Based on past incidents caused by deployments consisting of multiple scap sync-file commands, I'd like to propose that effective immediately we no longer allow SWAT deployment of patches in multiple syncs.
Note: This isn't as extreme as it may sound, allow me to explain :-)
- When we have a MediaWiki patch that touches multiple files in an extension, we typically deploy that through a single command, using scap sync-file php-$version/extensions/Example. This is fine.
- When we have a MediaWiki patch that touches multiple files in core that have a not-too-big common parent directory, we typically deploy that through a single command, using scap sync-file php-$version/resources/src/example. This is fine.
- When we have a config patch that touches a single file in wmf-config, we typically deploy that through a single command, using scap sync-file wmf-config/example.php. This is fine.
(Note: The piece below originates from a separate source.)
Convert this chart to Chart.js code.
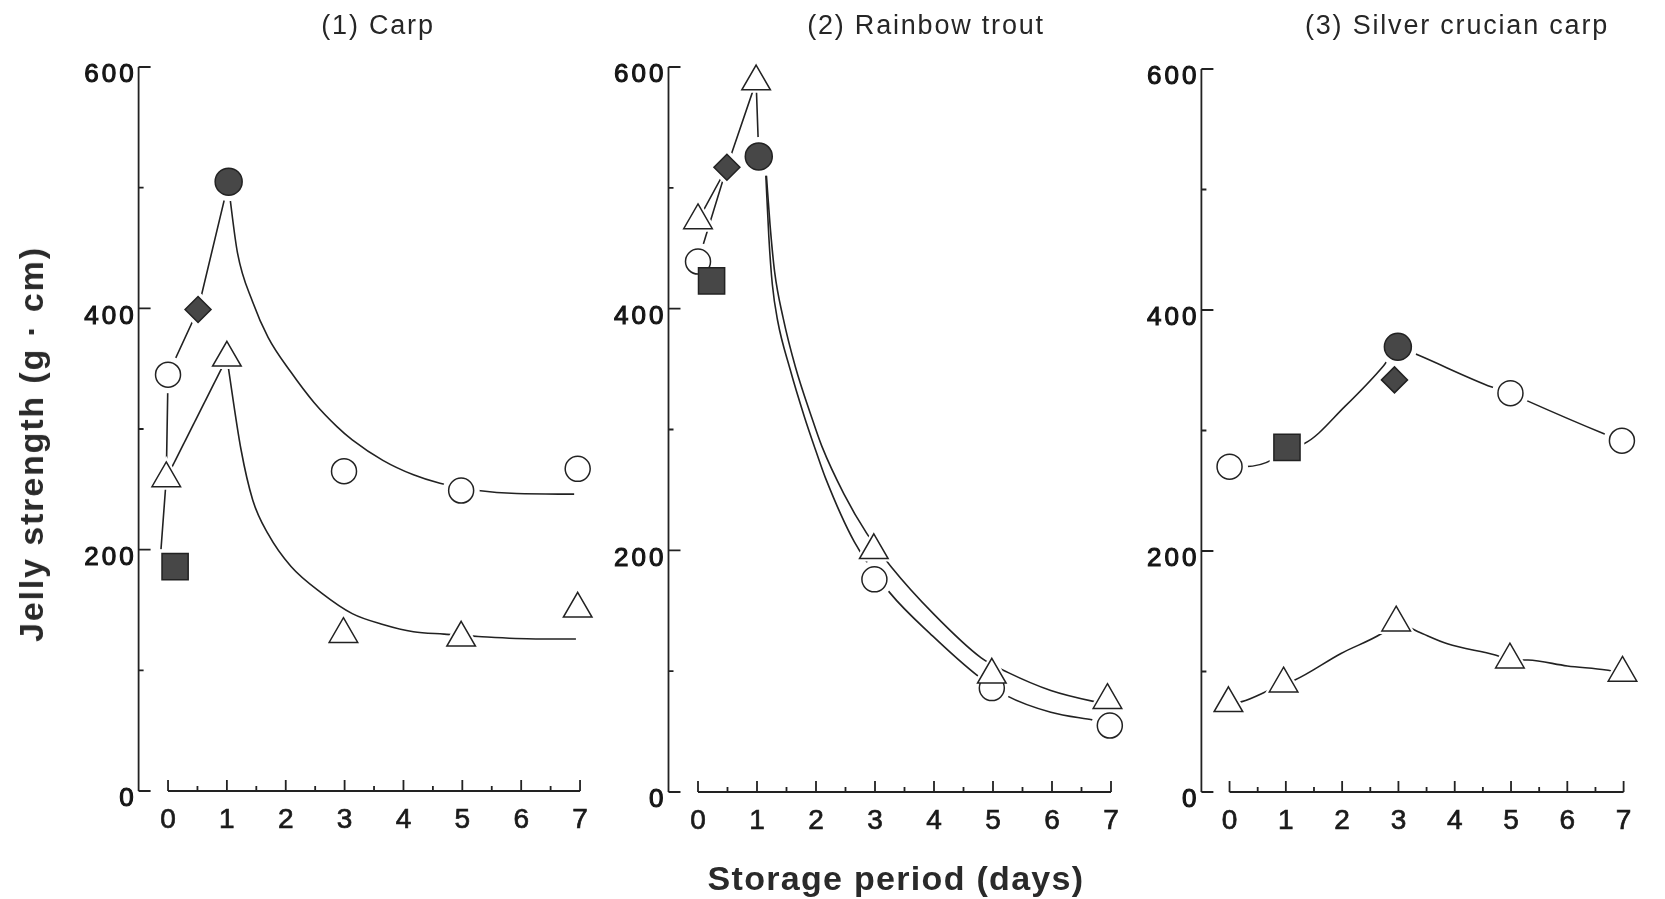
<!DOCTYPE html>
<html>
<head>
<meta charset="utf-8">
<title>Jelly strength vs storage period</title>
<script src="https://cdn.jsdelivr.net/npm/chart.js@4.4.1/dist/chart.umd.min.js"></script>
<style>
  html, body { margin: 0; padding: 0; background: #fff; }
  #page { position: relative; width: 1665px; height: 899px; overflow: hidden;
          font-family: "Liberation Sans", Arial, Helvetica, sans-serif; color: #262626; }
  #page canvas { position: absolute; left: 0; top: 0; }
  .panel-title { position: absolute; top: 12px; font-size: 27px; line-height: 27px;
                 letter-spacing: 1.8px; white-space: nowrap; transform: translateX(-50%); }
  .axis-title { position: absolute; font-weight: bold; font-size: 34px; line-height: 34px;
                white-space: nowrap; color: #2a2a2a; }
  #ytitle { left: 31px; top: 444px; letter-spacing: 1.85px; transform: translate(-50%, -50%) rotate(-90deg); }
  #xtitle { left: 896px; top: 861px; letter-spacing: 1.3px; transform: translateX(-50%); }
</style>
</head>
<body>
<div id="page">
  <canvas id="carp" width="1665" height="899"></canvas>
  <canvas id="trout" width="1665" height="899"></canvas>
  <canvas id="silver" width="1665" height="899"></canvas>
  <div class="panel-title" style="left:378px">(1) Carp</div>
  <div class="panel-title" style="left:926px">(2) Rainbow trout</div>
  <div class="panel-title" style="left:1457px">(3) Silver crucian carp</div>
  <div class="axis-title" id="ytitle">Jelly strength (g · cm)</div>
  <div class="axis-title" id="xtitle">Storage period (days)</div>
</div>
<script>
// axis ticks
const dayTicks = [0, 0.5, 1, 1.5, 2, 2.5, 3, 3.5, 4, 4.5, 5, 5.5, 6, 6.5, 7];
const strengthTicks = [0, 100, 200, 300, 400, 500, 600];

// (1) Carp -- [day, jelly strength g·cm]
const carpOpenCircles = [[0, 345], [2.99, 265], [4.98, 249], [6.96, 267]];
const carpTriangles = [[-0.03, 259], [1.0, 359], [2.98, 130], [4.98, 127], [6.96, 151]];
const carpFilledCircles = [[1.03, 505]];
const carpDiamonds = [[0.51, 399]];
const carpSquares = [[0.12, 186]];
const carpUpperPath = [[-0.12, 200], [-0.03, 259], [0, 345], [0.51, 399], [1.03, 505]];
const carpUpperFit = [[1.03, 500], [1.18, 446], [1.44, 405], [1.7, 376], [2.09, 347], [2.48, 322],
  [2.87, 302], [3.13, 291], [3.65, 274], [4.17, 262], [4.62, 255], [5.27, 249], [5.92, 246.5], [6.9, 246]];
const carpLowerPath = [[-0.03, 259], [1.0, 359]];
const carpLowerFit = [[1.0, 359], [1.24, 283], [1.44, 241], [1.7, 213], [2.09, 186], [2.61, 164],
  [3.13, 147], [3.65, 138], [4.17, 132], [4.69, 130], [5.27, 128], [6.25, 126], [6.93, 126]];

// (2) Rainbow trout
const troutOpenCircles = [[0, 439], [2.99, 176], [4.98, 86], [6.98, 55]];
const troutTriangles = [[0, 473], [0.985, 588], [2.98, 200], [4.98, 97], [6.94, 76]];
const troutFilledCircles = [[1.03, 526]];
const troutDiamonds = [[0.49, 517]];
const troutSquares = [[0.23, 423]];
const troutTrianglePath = [[0, 473], [0.49, 517], [0.985, 588], [1.03, 526]];
const troutCirclePath = [[0, 439], [0.49, 517], [1.03, 526]];
const troutTriangleFit = [[1.16, 510], [1.22, 470], [1.3, 430], [1.44, 393], [1.65, 352], [1.92, 311],
  [2.1, 286], [2.47, 247], [2.86, 214], [3.28, 186], [3.98, 148], [4.8, 111], [5.25, 99], [5.98, 84],
  [6.7, 75], [6.94, 73]];
const troutCircleFit = [[1.15, 510], [1.2, 460], [1.26, 420], [1.35, 390], [1.56, 350], [1.8, 311],
  [2.0, 282], [2.16, 260], [2.65, 207], [3.25, 165], [3.98, 129], [4.77, 95], [5.22, 80], [5.98, 66],
  [6.7, 59.5], [6.98, 57]];

// (3) Silver crucian carp
const silverOpenCircles = [[0, 270], [4.99, 331], [6.97, 291.5]];
const silverTriangles = [[-0.02, 73.6], [0.96, 89.9], [2.96, 140.5], [4.98, 109.8], [6.98, 98.8]];
const silverFilledCircles = [[2.99, 369.5]];
const silverDiamonds = [[2.93, 342]];
const silverSquares = [[1.02, 286]];
const silverUpperFit = [[0, 270], [0.28, 270], [0.77, 276], [1.02, 286], [1.32, 289], [2.05, 320],
  [2.74, 354], [2.99, 369.5], [3.35, 362.6], [4.66, 336], [4.99, 331], [5.27, 325], [6.63, 297.7],
  [6.97, 291.5]];
const silverLowerFit = [[-0.02, 73.6], [0.22, 75], [0.71, 84.6], [0.96, 89.9], [1.16, 93], [1.98, 115],
  [2.71, 131.7], [2.96, 140.5], [3.35, 133], [3.87, 123], [4.72, 113.7], [4.98, 109.8], [5.3, 109.5],
  [6.0, 104.6], [6.69, 101.2], [6.98, 98.8]];

const INK = '#222222';
const FILL = '#474747';
const FONT = "'Liberation Sans', Arial, Helvetica, sans-serif";

const markerStyles = {
  openCircle: { pointStyle: 'circle', radius: 12.5, fill: '#ffffff', order: 2 },
  filledCircle: { pointStyle: 'circle', radius: 13.5, fill: FILL, order: 1 },
  square: { pointStyle: 'rect', radius: 18.5, fill: FILL, order: 1 },
  diamond: { pointStyle: 'rectRot', radius: 13, fill: FILL, order: 1 },
  triangle: { pointStyle: 'triangle', radius: 16.5, fill: '#ffffff', order: 1 },
};

const toXY = pts => pts.map(([x, y]) => ({ x, y }));

// marker plus a white halo underneath, so curves stop short of the symbols
function markerSets(kind, pts) {
  const s = markerStyles[kind];
  return [
    { data: toXY(pts), pointStyle: s.pointStyle, pointRadius: s.radius, pointBackgroundColor: s.fill,
      pointBorderColor: INK, pointBorderWidth: 1.5, order: s.order, clip: false },
    { data: toXY(pts), pointStyle: s.pointStyle, pointRadius: s.radius + 6, pointBackgroundColor: '#ffffff',
      pointBorderWidth: 0, order: 5, clip: false },
  ];
}

function curveSet(pts, smooth) {
  return { data: toXY(pts), showLine: true, pointRadius: 0, borderColor: INK, borderWidth: 1.6,
    tension: 0, cubicInterpolationMode: smooth ? 'monotone' : 'default', order: 10, clip: false };
}

// axis lines with inward tick marks, as in the printed figure
const frameAxes = {
  id: 'frameAxes',
  beforeDraw(chart) {
    // the scanned figure's digits are set a little wider than Liberation Sans
    chart.ctx.letterSpacing = '3px';
  },
  afterDraw(chart) {
    const { ctx, chartArea, scales: { x, y } } = chart;
    const y0 = y.getPixelForValue(strengthTicks[0]);
    const ax = chartArea.left;
    ctx.save();
    ctx.strokeStyle = INK;
    ctx.lineWidth = 1.8;
    ctx.beginPath();
    ctx.moveTo(ax, y.getPixelForValue(strengthTicks[strengthTicks.length - 1]));
    ctx.lineTo(ax, y0);
    y.ticks.forEach(t => {
      const py = y.getPixelForValue(t.value);
      ctx.moveTo(ax, py);
      ctx.lineTo(ax + (t.value % 200 === 0 ? 12 : 5), py);
    });
    ctx.moveTo(x.getPixelForValue(dayTicks[0]), y0);
    ctx.lineTo(x.getPixelForValue(dayTicks[dayTicks.length - 1]), y0);
    x.ticks.forEach(t => {
      const px = x.getPixelForValue(t.value);
      ctx.moveTo(px, y0);
      ctx.lineTo(px, y0 - (Number.isInteger(t.value) ? 11 : 5));
    });
    ctx.stroke();
    ctx.restore();
  }
};

function makePanel(canvasId, frame, datasets) {
  const Y_W = 60, X_H = 50;
  return new Chart(document.getElementById(canvasId), {
    type: 'scatter',
    data: { datasets },
    plugins: [frameAxes],
    options: {
      responsive: false,
      animation: false,
      events: [],
      layout: { padding: { left: frame.left - Y_W, right: 1665 - frame.right, top: frame.top, bottom: 899 - frame.bottom - X_H } },
      plugins: { legend: { display: false }, tooltip: { enabled: false } },
      scales: {
        x: {
          type: 'linear', min: -0.5, max: 7.3,
          afterBuildTicks: s => { s.ticks = dayTicks.map(v => ({ value: v })); },
          afterFit: s => { s.height = X_H; },
          grid: { display: false, drawTicks: false },
          border: { display: false },
          ticks: { autoSkip: false, maxRotation: 0, padding: 12, labelOffset: 1.5, color: '#1a1a1a',
            textStrokeColor: '#1a1a1a', textStrokeWidth: 0.7,
            font: { family: FONT, size: 28 },
            callback: v => Number.isInteger(v) ? String(v) : '' }
        },
        y: {
          type: 'linear', min: 0, max: 600,
          afterBuildTicks: s => { s.ticks = strengthTicks.map(v => ({ value: v })); },
          afterFit: s => { s.width = Y_W; },
          grid: { display: false, drawTicks: false },
          border: { display: false },
          ticks: { autoSkip: false, padding: 2, labelOffset: 8, color: '#151515',
            textStrokeColor: '#151515', textStrokeWidth: 1.1,
            font: { family: FONT, size: 26 },
            callback: v => v % 200 === 0 ? String(v) : '' }
        }
      }
    }
  });
}

makePanel('carp', { left: 138.6, right: 597.7, top: 67, bottom: 791 }, [
  ...markerSets('square', carpSquares),
  ...markerSets('diamond', carpDiamonds),
  ...markerSets('filledCircle', carpFilledCircles),
  ...markerSets('triangle', carpTriangles),
  ...markerSets('openCircle', carpOpenCircles),
  curveSet(carpUpperPath, false),
  curveSet(carpUpperFit, true),
  curveSet(carpLowerPath, false),
  curveSet(carpLowerFit, true),
]);

makePanel('trout', { left: 668.5, right: 1128.7, top: 67, bottom: 792 }, [
  ...markerSets('square', troutSquares),
  ...markerSets('diamond', troutDiamonds),
  ...markerSets('filledCircle', troutFilledCircles),
  ...markerSets('triangle', troutTriangles),
  ...markerSets('openCircle', troutOpenCircles),
  curveSet(troutTrianglePath, false),
  curveSet(troutCirclePath, false),
  curveSet(troutTriangleFit, true),
  curveSet(troutCircleFit, true),
]);

makePanel('silver', { left: 1201.4, right: 1663.8, top: 69, bottom: 792 }, [
  ...markerSets('square', silverSquares),
  ...markerSets('diamond', silverDiamonds),
  ...markerSets('filledCircle', silverFilledCircles),
  ...markerSets('triangle', silverTriangles),
  ...markerSets('openCircle', silverOpenCircles),
  curveSet(silverUpperFit, true),
  curveSet(silverLowerFit, true),
]);
</script>
</body>
</html>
These are fine, because we test them in a way that is representative of the state we will create in production. Here is why:
Config patches in Gerrit have Jenkins tests run before merging. These tests do more than validate basic PHP syntax. They also validate run-time requirements, such as referenced classes, functions, variables and dblists existing. We actually have tests for this, and they work!
However, if we deploy a patch in two steps, then the tests were not representative of the state between those deployments. If a patch is intended to be deployed in two steps, I propose the patch MUST be rejected by SWAT team and be split up first. That way, there is a one-to-one mapping between patches in Gerrit and actual deployments.
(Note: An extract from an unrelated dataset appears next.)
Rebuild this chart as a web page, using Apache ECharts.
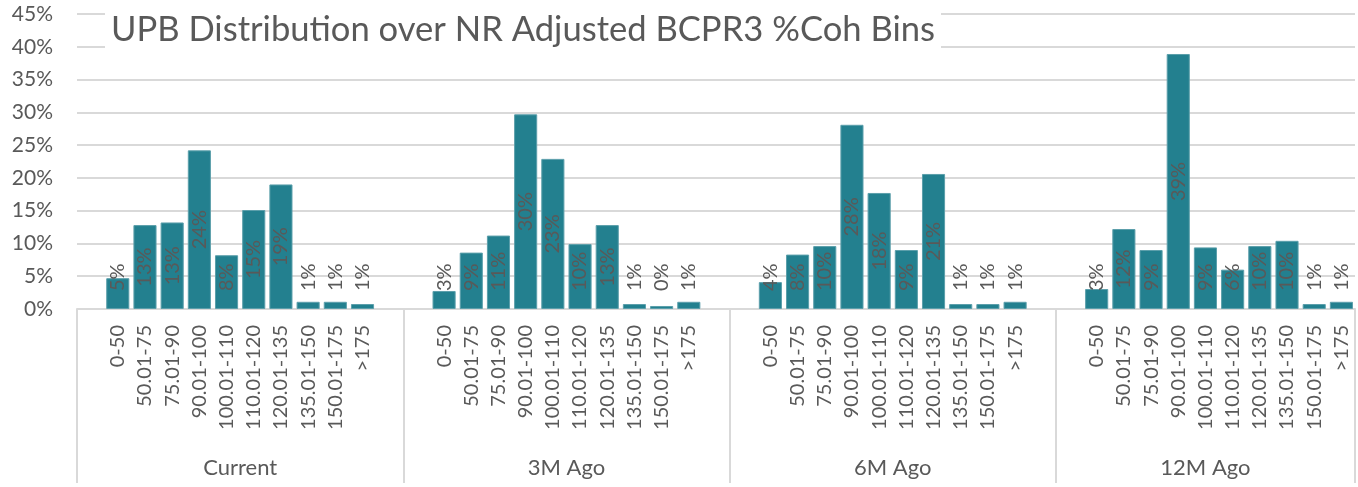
<!DOCTYPE html>
<html>
<head>
<meta charset="utf-8">
<script src="https://cdn.jsdelivr.net/npm/echarts@6/dist/echarts.min.js"></script>
<style>
html, body { margin: 0; padding: 0; background: #fff; }
#main { width: 1358px; height: 487px; }
</style>
</head>
<body>
<div id="main"></div>
<script>
// bins on the lower axis, repeated for every snapshot
var bins = ['0-50', '50.01-75', '75.01-90', '90.01-100', '100.01-110', '110.01-120', '120.01-135', '135.01-150', '150.01-175', '>175'];
var groups = ['Current', '3M Ago', '6M Ago', '12M Ago'];

// share of UPB per bin
var current = [0.047, 0.128, 0.132, 0.242, 0.082, 0.151, 0.190, 0.011, 0.011, 0.0076];
var ago3m   = [0.0275, 0.086, 0.112, 0.297, 0.229, 0.099, 0.128, 0.0076, 0.0046, 0.011];
var ago6m   = [0.041, 0.083, 0.096, 0.281, 0.177, 0.090, 0.206, 0.0076, 0.0076, 0.011];
var ago12m  = [0.0305, 0.122, 0.090, 0.389, 0.094, 0.060, 0.096, 0.104, 0.0076, 0.011];

var yMax = 0.45;
var yStep = 0.05;

var txt = '#595959';
var font = 'Lato';
var gridCol = '#d9d9d9';

// excel leaves an empty slot on each side of a group (none after the last one)
var groupValues = [current, ago3m, ago6m, ago12m];
var cats = [], vals = [], bounds = [0], mids = [];
groups.forEach(function (g, gi) {
    var start = cats.length;
    cats.push(''); vals.push(null);
    bins.forEach(function (b, bi) {
        cats.push(b);
        vals.push(groupValues[gi][bi]);
    });
    if (gi < groups.length - 1) { cats.push(''); vals.push(null); }
    bounds.push(cats.length);
    mids.push((start + cats.length) / 2);
});

var pct = function (v) { return Math.round(v * 100) + '%'; };

var chart = echarts.init(document.getElementById('main'));

option = {
    animation: false,
    title: {
        text: 'UPB Distribution over NR Adjusted BCPR3 %Coh Bins',
        left: 105,
        top: 4,
        padding: [8, 6, 8, 6],
        backgroundColor: '#fff',
        textStyle: {
            fontFamily: font,
            fontWeight: 'normal',
            fontSize: 34.6,
            color: txt
        }
    },
    grid: {
        left: 77,
        top: 14,
        width: 1278,
        height: 295,
        outerBoundsMode: 'none'
    },
    xAxis: [
        {
            type: 'category',
            data: cats,
            axisLine: { lineStyle: { color: gridCol, width: 2 } },
            axisTick: { show: false },
            axisLabel: {
                interval: 0,
                rotate: 90,
                margin: 16,
                fontFamily: font,
                fontSize: 20,
                color: txt
            }
        },
        {
            type: 'value',
            min: 0,
            max: cats.length,
            position: 'bottom',
            axisLine: { show: false },
            splitLine: { show: false },
            axisTick: {
                show: true,
                customValues: bounds,
                length: 174,
                lineStyle: { color: gridCol, width: 2 }
            },
            axisLabel: {
                customValues: mids,
                margin: 148,
                fontFamily: font,
                fontSize: 22,
                color: txt,
                formatter: function (v) { return groups[mids.indexOf(v)]; }
            }
        }
    ],
    yAxis: {
        type: 'value',
        min: 0,
        max: yMax,
        interval: yStep,
        axisLine: { show: false },
        axisTick: { show: false },
        splitLine: { lineStyle: { color: gridCol, width: 2 } },
        axisLabel: {
            margin: 24,
            fontFamily: font,
            fontSize: 21,
            color: txt,
            formatter: pct
        }
    },
    series: [
        {
            type: 'bar',
            data: vals,
            barWidth: '85%',
            itemStyle: {
                color: '#23808f',
                borderColor: '#5c9fab',
                borderWidth: 1
            },
            label: {
                show: true,
                position: 'inside',
                rotate: 90,
                fontFamily: font,
                fontSize: 20,
                color: txt,
                formatter: function (p) { return pct(p.value); }
            },
            // keep small-bar labels lifted off the axis like excel does
            labelLayout: function (p) {
                var half = p.labelRect.height / 2;
                var cy = p.labelRect.y + half;
                var floor = p.rect.y + p.rect.height - 18;
                return {
                    x: p.rect.x + p.rect.width / 2,
                    y: Math.min(cy, floor - half),
                    align: 'center',
                    verticalAlign: 'middle'
                };
            }
        }
    ]
};

chart.setOption(option);
</script>
</body>
</html>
Doing so eliminates the entire concept of outages caused by problems we have tests for.
In addition to Jenkins tests, we have one more step before a patch is applied to servers with production traffic. Namely, the mwdebug sync. This environment is intended to be identical to a production web server. And for all intends and purposes, it is. However, we do not deploy code to mwdebug servers the same way we deploy code to production web servers. Scap does not support sync-file to a single server. Instead, we use scap pull from the mwdebug server which synchronises all code bases in their entirety.
Testing on mwdebug servers is unrepresentative for patches that will be deployed in multiple steps. The state in-between is not validated on mwdebug. This means that even if Jenkins test coverage is insufficient, and/or if Scap is unable to detect the outage on canaries, our manual verification step is also not meaningfull unless we forbid partial deployment of patches.
I assume that we are not yet ready to require full scaps for all patch deployments. As such, I propose that at least require all patches to be deployed with a single command. This can be sync-file or full scap.
This means that a patch changing multiple files that depend on each other, must be split. E.g. separate patches where each stage is valid and can be verified by Jenkins, and through mwdebug.